Monday 7 December 2009

Damien: Omen II (1978)

Whoo-hoo! An overblown horror sequel, I haven’t watched one of these since I started recording my thoughts on here. I love and hate these in equal measure because they tend to be entertainingly and depressingly mindless. Again in equal measure. All of the ingredients are in place- a Hollywood great in a lead role (in this case William Holden), an over-the-top musical score by Jerry Goldsmith and a ludicrous plot which touches only occasionally on plausibility and is designed to facilitate increasingly garish and lurid deaths- the Omen series seems to specialise in decapitations.

Okay, on with the ludicrous plot. Damien- the devil’s son- has killed everyone who came to suspect his true identity and is being raised by his wealthy uncle. In the first film a black dog appeared whenever someone was about to die, I think the dog must’ve already had filming commitments for another movie as this most pivotal of roles has now been taken by a crow. It works like this- a scene looks normal, the crow appears, bombastic music begins playing, someone who suspects Damien’s true identity dies. In fact, one bloke dies just for trying to stop one of Damien’s acolytes (a bloke off Falcon Crest) from restricting the supply of foods to starving nations.

The deaths are the reason that people go to see these things and they range from the sublime (a Doctor finds that Damien has the cell structure of a jackal and takes a lift pressing to go down but the elevator has other ideas and takes the doctor to the top floor before plummeting at great speed causing the Doctor to be chopped in half as he lies on the floor) to the ridiculous (A reporter in a fabulous red coat tries to warn Damien’s adopted parents after seeing his face in a painting by a thirteenth century prophet- she is blinded by the crow in a fantastically unrealistic scene and staggers in front of a huge juggernaut which she seemingly can’t hear and which doesn’t stop after turning her into roadkill).

My favourite, though, is the opening scene where Rumpole of the Bailey and the bloke who Michael Caine chases down by the slagheaps in Get Carter are crushed by a falling roof after seeing a painting of the devil that supposedly looks like Damien. It doesn't really, this is Damien:



and this is the painting:



Come on, it looks far more like Juliette Lewis!



Anyway, the best part of the film is when a growing number of people learn of Damien’s secret identity. William Holden is already having serious doubts- I expect being told that your adopted son has the same cell structure as a jackal would do that to you- and an employee of Holden’s gets hold of Rumpole’s evidence (dug out of the collapsed archaeological site) and rushes to tell him. Holden refuses to listen but his son Mark- Damien’s closest friend- overhears and is convinced. Damien’s adopted mother is told by Holden what has gone on but doesn’t believe it.
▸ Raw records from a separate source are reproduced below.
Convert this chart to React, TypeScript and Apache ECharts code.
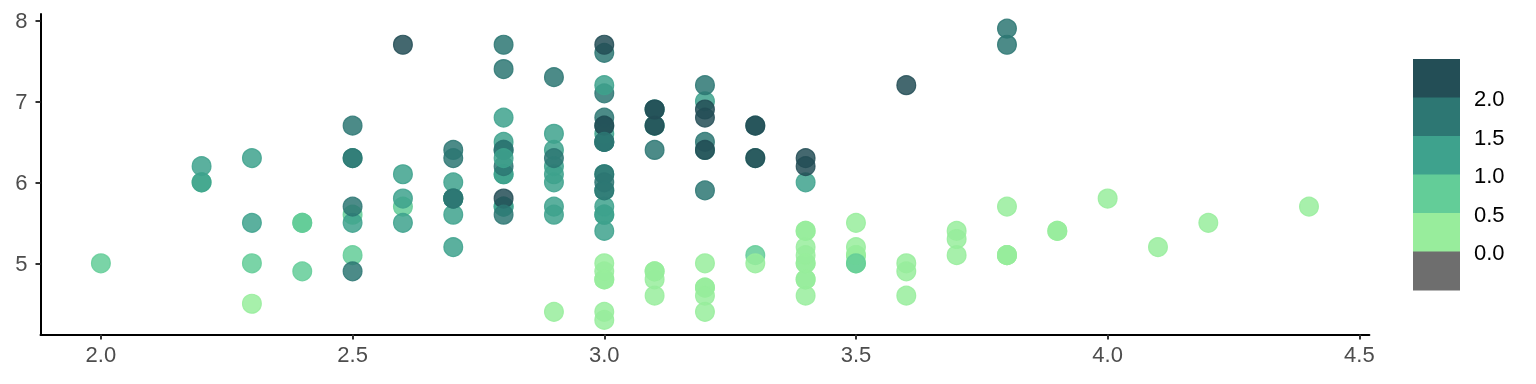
import React, { useEffect, useRef } from "react";
import * as echarts from "echarts";

// iris: Sepal.Width (x), Sepal.Length (y), Petal.Width (colour)
const sepalWidth = [
  3.5, 3.0, 3.2, 3.1, 3.6, 3.9, 3.4, 3.4, 2.9, 3.1, 3.7, 3.4, 3.0, 3.0, 4.0, 4.4, 3.9, 3.5, 3.8, 3.8,
  3.4, 3.7, 3.6, 3.3, 3.4, 3.0, 3.4, 3.5, 3.4, 3.2, 3.1, 3.4, 4.1, 4.2, 3.1, 3.2, 3.5, 3.6, 3.0, 3.4,
  3.5, 2.3, 3.2, 3.5, 3.8, 3.0, 3.8, 3.2, 3.7, 3.3,
  3.2, 3.2, 3.1, 2.3, 2.8, 2.8, 3.3, 2.4, 2.9, 2.7, 2.0, 3.0, 2.2, 2.9, 2.9, 3.1, 3.0, 2.7, 2.2, 2.5,
  3.2, 2.8, 2.5, 2.8, 2.9, 3.0, 2.8, 3.0, 2.9, 2.6, 2.4, 2.4, 2.7, 2.7, 3.0, 3.4, 3.1, 2.3, 3.0, 2.5,
  2.6, 3.0, 2.6, 2.3, 2.7, 3.0, 2.9, 2.9, 2.5, 2.8,
  3.3, 2.7, 3.0, 2.9, 3.0, 3.0, 2.5, 2.9, 2.5, 3.6, 3.2, 2.7, 3.0, 2.5, 2.8, 3.2, 3.0, 3.8, 2.6, 2.2,
  3.2, 2.8, 2.8, 2.7, 3.3, 3.2, 2.8, 3.0, 2.8, 3.0, 2.8, 3.8, 2.8, 2.8, 2.6, 3.0, 3.4, 3.1, 3.0, 3.1,
  3.1, 3.1, 2.7, 3.2, 3.3, 3.0, 2.5, 3.0, 3.4, 3.0,
];
const sepalLength = [
  5.1, 4.9, 4.7, 4.6, 5.0, 5.4, 4.6, 5.0, 4.4, 4.9, 5.4, 4.8, 4.8, 4.3, 5.8, 5.7, 5.4, 5.1, 5.7, 5.1,
  5.4, 5.1, 4.6, 5.1, 4.8, 5.0, 5.0, 5.2, 5.2, 4.7, 4.8, 5.4, 5.2, 5.5, 4.9, 5.0, 5.5, 4.9, 4.4, 5.1,
  5.0, 4.5, 4.4, 5.0, 5.1, 4.8, 5.1, 4.6, 5.3, 5.0,
  7.0, 6.4, 6.9, 5.5, 6.5, 5.7, 6.3, 4.9, 6.6, 5.2, 5.0, 5.9, 6.0, 6.1, 5.6, 6.7, 5.6, 5.8, 6.2, 5.6,
  5.9, 6.1, 6.3, 6.1, 6.4, 6.6, 6.8, 6.7, 6.0, 5.7, 5.5, 5.5, 5.8, 6.0, 5.4, 6.0, 6.7, 6.3, 5.6, 5.5,
  5.5, 6.1, 5.8, 5.0, 5.6, 5.7, 5.7, 6.2, 5.1, 5.7,
  6.3, 5.8, 7.1, 6.3, 6.5, 7.6, 4.9, 7.3, 6.7, 7.2, 6.5, 6.4, 6.8, 5.7, 5.8, 6.4, 6.5, 7.7, 7.7, 6.0,
  6.9, 5.6, 7.7, 6.3, 6.7, 7.2, 6.2, 6.1, 6.4, 7.2, 7.4, 7.9, 6.4, 6.3, 6.1, 7.7, 6.3, 6.4, 6.0, 6.9,
  6.7, 6.9, 5.8, 6.8, 6.7, 6.7, 6.3, 6.5, 6.2, 5.9,
];
const petalWidth = [
  0.2, 0.2, 0.2, 0.2, 0.2, 0.4, 0.3, 0.2, 0.2, 0.1, 0.2, 0.2, 0.1, 0.1, 0.2, 0.4, 0.4, 0.3, 0.3, 0.3,
  0.2, 0.4, 0.2, 0.5, 0.2, 0.2, 0.4, 0.2, 0.2, 0.2, 0.2, 0.4, 0.1, 0.2, 0.2, 0.2, 0.2, 0.1, 0.2, 0.2,
  0.3, 0.3, 0.2, 0.6, 0.4, 0.3, 0.2, 0.2, 0.2, 0.2,
  1.4, 1.5, 1.5, 1.3, 1.5, 1.3, 1.6, 1.0, 1.3, 1.4, 1.0, 1.5, 1.0, 1.4, 1.3, 1.4, 1.5, 1.0, 1.5, 1.1,
  1.8, 1.3, 1.5, 1.2, 1.3, 1.4, 1.4, 1.7, 1.5, 1.0, 1.1, 1.0, 1.2, 1.6, 1.5, 1.6, 1.5, 1.3, 1.3, 1.3,
  1.2, 1.4, 1.2, 1.0, 1.3, 1.2, 1.3, 1.3, 1.1, 1.3,
  2.5, 1.9, 2.1, 1.8, 2.2, 2.1, 1.7, 1.8, 1.8, 2.5, 2.0, 1.9, 2.1, 2.0, 2.4, 2.3, 1.8, 2.2, 2.3, 1.5,
  2.3, 2.0, 2.0, 1.8, 2.1, 1.8, 1.8, 1.8, 2.1, 1.6, 1.9, 2.0, 2.2, 1.5, 1.4, 2.3, 2.4, 1.8, 1.8, 2.1,
  2.4, 2.3, 1.9, 2.3, 2.5, 2.3, 1.9, 2.0, 2.3, 1.8,
];

const xTicks = [2.0, 2.5, 3.0, 3.5, 4.0, 4.5];
const yTicks = [5, 6, 7, 8];
// colour bins
const binBreaks = [0.0, 0.45, 1.15, 1.65, 2.25];
const binColors = ["#6E6E6E", "#98ED9C", "#63CD98", "#3EA28D", "#2D7773", "#234E56"];
const legendLabels = ["0.0", "0.5", "1.0", "1.5", "2.0"];

function colorIndex(v: number): number {
  let idx = 0;
  for (let i = 0; i < binBreaks.length; i++) {
    if (v >= binBreaks[i]) idx = i + 1;
  }
  return idx;
}

function rgba(hex: string, a: number): string {
  const r = parseInt(hex.slice(1, 3), 16);
  const g = parseInt(hex.slice(3, 5), 16);
  const b = parseInt(hex.slice(5, 7), 16);
  return `rgba(${r},${g},${b},${a})`;
}

const FONT = "'Liberation Sans', Arial, Helvetica, sans-serif";
const ALPHA = 0.85;

export default function App() {
  const ref = useRef<HTMLDivElement>(null);
  useEffect(() => {
    if (!ref.current) return;
    const chart = echarts.init(ref.current, undefined, { renderer: "svg" });
    const data = sepalWidth.map((x, i) => {
      const c = rgba(binColors[colorIndex(petalWidth[i])], ALPHA);
      return {
        value: [x, sepalLength[i], petalWidth[i]],
        itemStyle: { color: c, borderColor: c, borderWidth: 1.2, opacity: 1 },
      };
    });

    const barX = 1413;
    const barW = 47;
    const barTop = 59;
    const blockH = 38.5;
    const graphics: any[] = [];
    for (let k = 0; k < binColors.length; k++) {
      const colorIdx = binColors.length - 1 - k;
      graphics.push({
        type: "rect",
        shape: { x: barX, y: barTop + k * blockH, width: barW, height: blockH + 0.5 },
        style: { fill: binColors[colorIdx] },
        silent: true,
      });
    }
    for (let j = 0; j < legendLabels.length; j++) {
      const labIdx = legendLabels.length - 1 - j;
      graphics.push({
        type: "text",
        x: barX + barW + 14,
        y: barTop + (j + 1) * blockH + 1,
        style: {
          text: legendLabels[labIdx],
          fill: "#000",
          font: `22px ${FONT}`,
          verticalAlign: "middle",
          align: "left",
        },
        silent: true,
      });
    }

    chart.setOption({
      animation: false,
      grid: { left: 40.5, right: 166.6, top: 14, bottom: 49.5, containLabel: false },
      xAxis: {
        type: "value",
        min: 1.88,
        max: 4.52,
        axisLine: { show: true, lineStyle: { color: "#000", width: 2 } },
        axisTick: {
          show: true,
          length: 5,
          lineStyle: { color: "#333", width: 2 },
          customValues: xTicks,
        },
        axisLabel: {
          customValues: xTicks,
          formatter: (v: number) => v.toFixed(1),
          color: "#4D4D4D",
          fontSize: 22,
          fontFamily: FONT,
          margin: 9,
        },
        splitLine: { show: false },
      },
      yAxis: {
        type: "value",
        min: 4.12,
        max: 8.08,
        axisLine: { show: true, lineStyle: { color: "#000", width: 2 } },
        axisTick: {
          show: true,
          length: 5,
          lineStyle: { color: "#333", width: 2 },
          customValues: yTicks,
        },
        axisLabel: {
          customValues: yTicks,
          formatter: (v: number) => String(Math.round(v)),
          color: "#4D4D4D",
          fontSize: 22,
          fontFamily: FONT,
          margin: 13,
        },
        splitLine: { show: false },
      },
      series: [
        {
          type: "scatter",
          data,
          symbol: "circle",
          symbolSize: 18.8,
          emphasis: { disabled: true },
        },
      ],
      graphic: graphics,
    });
    return () => chart.dispose();
  }, []);
  return (
    <div
      ref={ref}
      style={{ position: "fixed", left: 0, top: 0, width: 1536, height: 384 }}
    />
  );
}
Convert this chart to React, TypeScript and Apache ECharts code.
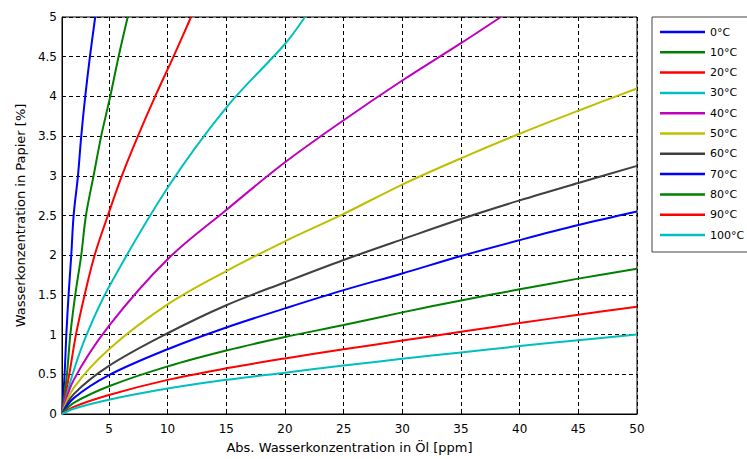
import React, { useEffect, useRef } from 'react';
import * as echarts from 'echarts';

const LABELS = ['0°C', '10°C', '20°C', '30°C', '40°C', '50°C', '60°C', '70°C', '80°C', '90°C', '100°C'];
const COLORS = ['#0000ff', '#008000', '#ff0000', '#00bfbf', '#bf00bf', '#bfbf00', '#404040', '#0000ff', '#008000', '#ff0000', '#00bfbf'];

const T0 = [[1, 0], [1.22, 0.5], [1.37, 1], [1.56, 1.5], [1.79, 2], [1.99, 2.5], [2.36, 3], [2.64, 3.5], [2.98, 4], [3.38, 4.5], [3.83, 5]];
const T10 = [[1, 0], [1.42, 0.5], [1.71, 1], [2.13, 1.5], [2.64, 2], [3.04, 2.5], [3.69, 3], [4.34, 3.5], [5.11, 4], [5.82, 4.5], [6.6, 5]];
const T20 = [[1, 0], [1.62, 0.5], [2.19, 1], [2.93, 1.5], [3.78, 2], [4.91, 2.5], [6.1, 3], [7.47, 3.5], [8.94, 4], [10.5, 4.5], [12, 5]];
const T30 = [[1, 0], [1.9, 0.5], [3.1, 1], [5, 1.6], [10, 2.85], [15, 3.86], [20, 4.66], [21.7, 5]];
const T40 = [[1, 0], [2, 0.43], [5, 1.11], [10, 1.95], [15, 2.57], [20, 3.17], [25, 3.7], [30, 4.2], [35, 4.67], [38.4, 5]];
const T50 = [[1, 0], [2, 0.33], [5, 0.816], [10, 1.38], [15, 1.8], [20, 2.175], [25, 2.52], [30, 2.89], [35, 3.22], [40, 3.53], [45, 3.82], [50, 4.1]];
const T60 = [[1, 0], [2, 0.25], [5, 0.606], [10, 1.017], [15, 1.37], [20, 1.66], [25, 1.94], [30, 2.2], [35, 2.455], [40, 2.69], [45, 2.91], [50, 3.125]];
const T70 = [[1, 0], [2, 0.2], [5, 0.49], [10, 0.816], [15, 1.09], [20, 1.33], [25, 1.56], [30, 1.77], [35, 1.99], [40, 2.19], [45, 2.38], [50, 2.55]];
const T80 = [[1, 0], [2, 0.14], [5, 0.35], [10, 0.6], [15, 0.8], [20, 0.97], [25, 1.12], [30, 1.28], [35, 1.43], [40, 1.57], [45, 1.705], [50, 1.83]];
const T90 = [[1, 0], [2, 0.09], [5, 0.24], [10, 0.43], [15, 0.575], [20, 0.7], [25, 0.815], [30, 0.925], [35, 1.035], [40, 1.145], [45, 1.25], [50, 1.35]];
const T100 = [[1, 0], [2, 0.067], [5, 0.18], [10, 0.32], [15, 0.43], [20, 0.52], [25, 0.61], [30, 0.695], [35, 0.775], [40, 0.855], [45, 0.93], [50, 1.0]];
const SERIES_DATA = [T0, T10, T20, T30, T40, T50, T60, T70, T80, T90, T100];

const X_TICKS = [5, 10, 15, 20, 25, 30, 35, 40, 45, 50];
const X_NAME = 'Abs. Wasserkonzentration in Öl [ppm]';
const Y_NAME = 'Wasserkonzentration in Papier [%]';

export default function App() {
  const ref = useRef<HTMLDivElement>(null);
  useEffect(() => {
    const chart = echarts.init(ref.current!, null, { renderer: 'svg' });
    const font = 'DejaVu Sans';
    chart.setOption({
      animation: false,
      backgroundColor: '#fff',
      textStyle: { fontFamily: font },
      grid: {
        left: 62, top: 17, right: 110, bottom: 44,
        show: true, borderColor: '#000', borderWidth: 1, backgroundColor: 'transparent',
      },
      legend: {
        orient: 'vertical', left: 652, top: 17,
        icon: 'rect',
        itemWidth: 45, itemHeight: 2.5, itemGap: 6.3,
        padding: [8, 20, 10, 8],
        borderColor: '#444', borderWidth: 1, backgroundColor: '#fff', borderRadius: 0,
        textStyle: { fontSize: 11, lineHeight: 14, color: '#000', fontFamily: font },
        data: LABELS,
      },
      xAxis: {
        type: 'value', min: 1, max: 50,
        name: X_NAME, nameLocation: 'middle', nameGap: 27,
        nameTextStyle: { fontSize: 13, color: '#000', fontFamily: font },
        axisLine: { show: true, lineStyle: { color: '#000' } },
        axisTick: { show: true, inside: true, length: 4, customValues: X_TICKS, lineStyle: { color: '#000' } },
        axisLabel: { customValues: X_TICKS, color: '#000', fontSize: 12, margin: 9, fontFamily: font },
        splitLine: { show: true, lineStyle: { color: '#000', type: [4, 3], width: 1 } },
      },
      yAxis: {
        type: 'value', min: 0, max: 5, interval: 0.5,
        name: Y_NAME, nameLocation: 'middle', nameGap: 35,
        nameTextStyle: { fontSize: 13, color: '#000', fontFamily: font },
        axisLine: { show: true, lineStyle: { color: '#000' } },
        axisTick: { show: true, inside: true, length: 4, lineStyle: { color: '#000' } },
        axisLabel: { color: '#000', fontSize: 12, margin: 5, fontFamily: font },
        splitLine: { show: true, lineStyle: { color: '#000', type: [4, 3], width: 1 } },
      },
      series: SERIES_DATA.map((d, i) => ({
        name: LABELS[i],
        type: 'line',
        data: d,
        symbol: 'none',
        smooth: 0.35,
        color: COLORS[i],
        lineStyle: { color: COLORS[i], width: 2 },
        clip: true,
      })),
    });
    return () => chart.dispose();
  }, []);
  return <div ref={ref} style={{ position: 'fixed', left: 0, top: 0, width: 747, height: 459 }} />;
}
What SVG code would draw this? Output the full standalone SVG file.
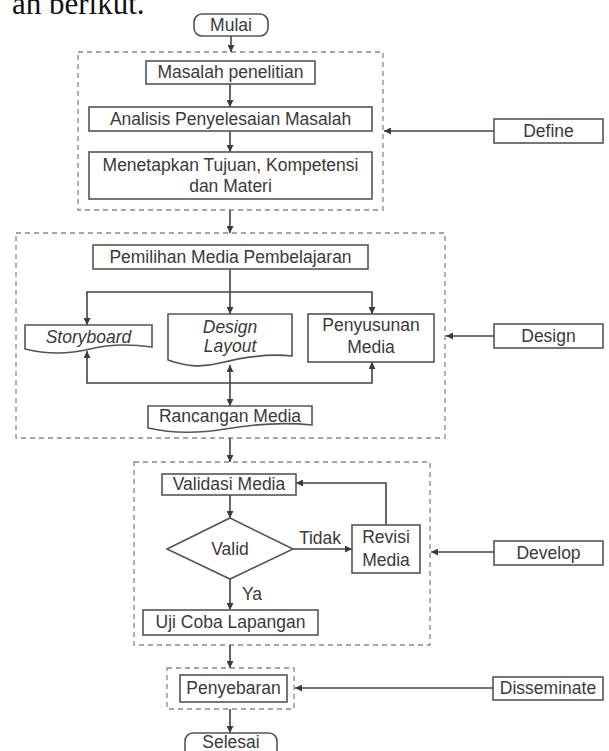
<svg xmlns="http://www.w3.org/2000/svg" width="609" height="751" viewBox="0 0 609 751">
<defs>
<marker id="ah" viewBox="0 0 10 10" refX="10" refY="5" markerWidth="7" markerHeight="7" orient="auto-start-reverse" markerUnits="userSpaceOnUse">
<path d="M0,0 L10,5 L0,10 Z" fill="#3c3c3c"/>
</marker>
<style>
.box{fill:#fff;stroke:#555;stroke-width:1.6}
.dash{fill:none;stroke:#888;stroke-width:1.3;stroke-dasharray:5,4}
.ln{fill:none;stroke:#444;stroke-width:1.6}
.t{font-family:"Liberation Sans",Arial,sans-serif;font-size:17.5px;fill:#3a3a3a;text-anchor:middle}
.i{font-style:italic}
</style>
</defs>
<rect width="609" height="751" fill="#fff"/>
<text x="12" y="14" style="font-family:'Liberation Serif','Times New Roman',serif;font-size:31px;fill:#111">ah berikut.</text>

<g id="groups">
<rect class="dash" x="78" y="52" width="305" height="158"/>
<rect class="dash" x="16" y="233" width="429" height="205"/>
<rect class="dash" x="134" y="462" width="296" height="183"/>
<rect class="dash" x="167" y="668" width="127" height="41"/>
</g>

<g id="connectors">
<line class="ln" x1="231" y1="36" x2="231" y2="52" marker-end="url(#ah)"/>
<line class="ln" x1="230" y1="84" x2="230" y2="107" marker-end="url(#ah)"/>
<line class="ln" x1="230" y1="131" x2="230" y2="152" marker-end="url(#ah)"/>
<line class="ln" x1="494" y1="131" x2="384" y2="131" marker-end="url(#ah)"/>
<line class="ln" x1="230" y1="210" x2="230" y2="233" marker-end="url(#ah)"/>
<line class="ln" x1="230" y1="269" x2="230" y2="314" marker-end="url(#ah)"/>
<polyline class="ln" points="87,325 87,292 372,292 372,314" marker-start="url(#ah)" marker-end="url(#ah)"/>
<polyline class="ln" points="87,351 87,383 372,383 372,362" marker-start="url(#ah)" marker-end="url(#ah)"/>
<line class="ln" x1="230" y1="365" x2="230" y2="406" marker-start="url(#ah)" marker-end="url(#ah)"/>
<line class="ln" x1="494" y1="336" x2="446" y2="336" marker-end="url(#ah)"/>
<line class="ln" x1="230" y1="438" x2="230" y2="462" marker-end="url(#ah)"/>
<line class="ln" x1="230" y1="495" x2="230" y2="518" marker-end="url(#ah)"/>
<line class="ln" x1="293" y1="549" x2="352" y2="549" marker-end="url(#ah)"/>
<polyline class="ln" points="386,525 386,483 296,483" marker-end="url(#ah)"/>
<line class="ln" x1="230" y1="579" x2="230" y2="610" marker-end="url(#ah)"/>
<line class="ln" x1="494" y1="552" x2="431" y2="552" marker-end="url(#ah)"/>
<line class="ln" x1="230" y1="645" x2="230" y2="668" marker-end="url(#ah)"/>
<line class="ln" x1="493" y1="688" x2="295" y2="688" marker-end="url(#ah)"/>
<line class="ln" x1="230" y1="709" x2="230" y2="733" marker-end="url(#ah)"/>
<text class="t" x="320" y="544">Tidak</text>
<text class="t" x="242" y="600" style="text-anchor:start">Ya</text>
</g>

<g id="mulai"><rect class="box" x="194" y="14" width="74" height="22" rx="8"/><text class="t" x="231" y="31">Mulai</text></g>
<g id="masalah"><rect class="box" x="146" y="61" width="169" height="23"/><text class="t" x="230.5" y="78">Masalah penelitian</text></g>
<g id="analisis"><rect class="box" x="89" y="107" width="283" height="24"/><text class="t" x="230.5" y="125">Analisis Penyelesaian Masalah</text></g>
<g id="menetapkan"><rect class="box" x="89" y="152" width="283" height="47"/><text class="t" x="230.5" y="171">Menetapkan Tujuan, Kompetensi</text><text class="t" x="230.5" y="192">dan Materi</text></g>
<g id="define"><rect class="box" x="494" y="119" width="109" height="24"/><text class="t" x="548.5" y="137">Define</text></g>

<g id="pemilihan"><rect class="box" x="93" y="245" width="275" height="24"/><text class="t" x="230.5" y="263">Pemilihan Media Pembelajaran</text></g>
<g id="storyboard"><path class="box" d="M25,325 H152 V347 C130,344 110,344 90,349 C65,355 45,354 25,349 Z"/><text class="t i" x="88.5" y="343">Storyboard</text></g>
<g id="designlayout"><path class="box" d="M168,314 H292 V356 C265,353 240,358 220,363 C200,368 185,366 168,360 Z"/><text class="t i" x="230" y="333">Design</text><text class="t i" x="230" y="352">Layout</text></g>
<g id="penyusunan"><rect class="box" x="308" y="314" width="126" height="48"/><text class="t" x="371" y="331">Penyusunan</text><text class="t" x="371" y="353">Media</text></g>
<g id="design"><rect class="box" x="494" y="324" width="109" height="24"/><text class="t" x="548.5" y="342">Design</text></g>
<g id="rancangan"><path class="box" d="M148,406 H312 V425 C285,422 255,424 225,429 C195,434 170,433 148,428 Z"/><text class="t" x="230" y="422">Rancangan Media</text></g>

<g id="validasi"><rect class="box" x="162" y="474" width="134" height="21"/><text class="t" x="229" y="490">Validasi Media</text></g>
<g id="valid"><polygon class="box" points="230,518 293,549 230,579 167,549"/><text class="t" x="230" y="555">Valid</text></g>
<g id="revisi"><rect class="box" x="352" y="525" width="68" height="48"/><text class="t" x="386" y="543">Revisi</text><text class="t" x="386" y="566">Media</text></g>
<g id="uji"><rect class="box" x="143" y="610" width="175" height="25"/><text class="t" x="230.5" y="628">Uji Coba Lapangan</text></g>
<g id="develop"><rect class="box" x="494" y="541" width="109" height="24"/><text class="t" x="548.5" y="559">Develop</text></g>

<g id="penyebaran"><rect class="box" x="180" y="675" width="107" height="27"/><text class="t" x="233.5" y="694">Penyebaran</text></g>
<g id="disseminate"><rect class="box" x="493" y="677" width="110" height="23"/><text class="t" x="548" y="694">Disseminate</text></g>
<g id="selesai"><rect class="box" x="185" y="733" width="92" height="26" rx="8"/><text class="t" x="231" y="748">Selesai</text></g>
</svg>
Now that there are at least three possible candidates for the morgue, the pressure is really cranking up – it’s like eviction night in the Big Brother house. Who will get offed first? And how? The deaths have been increasingly elaborate and exciting, can it get any better than being bisected on an elevator floor? No. Of course it can’t. It was silly to even hope for it.

Mark goes out for a walk in the snow and is followed by Damien (and an ominous orchestra). They argue when Mark refuses to join The Devil’s gang and then the music stops while Damien tortures him by looking at him till his ears hurt and he falls down dead. A-ha I was right, they blew the budget on the lift scene as there are no special effects at all- not even music- just a kid clasping his hands to his ears and then falling over. Wank. Total wank.

Anyway, they all have to go now that they know- William Holden goes to visit his employee wearing a Burberry scarf and together they look at the thirteenth century painting which has been loaded onto a train. As he waits outside, the employee is crushed between a runaway train and a stationary one. William has seen the painting and seen the dead man. He knows that Damien is the son of The Devil and rushes back to meet his wife and Damien at the museum where the knives that Gregory Peck tried to kill Damien with in the original are held. Now I’d have fucking legged it sharpish but that’s why William Holden is a matinee idol and I’m a movie freak- he’s got king-sized balls and he doesn’t sweat killing Beelzebub in front of the devil’s adopted mother. But she stabs him dead first with the sarcastic words “there are your daggers”. She’d make a good James Bond. if she wasn’t in league with the devil- who also happens to be her son. Anyway, in gratitude Damien burns her and the museum to the ground. So now that everyone bar Damien is dead, the evidence is destroyed and the only weapons that can kill him are gone up in flames the film ends. Good.

It’s preposterous and it’s supposed to be but it’s just not unsettling and it’s supposed to be. The original combined both with aplomb. Getting it half-right isn't good enough. Getting the wrong half right is worse.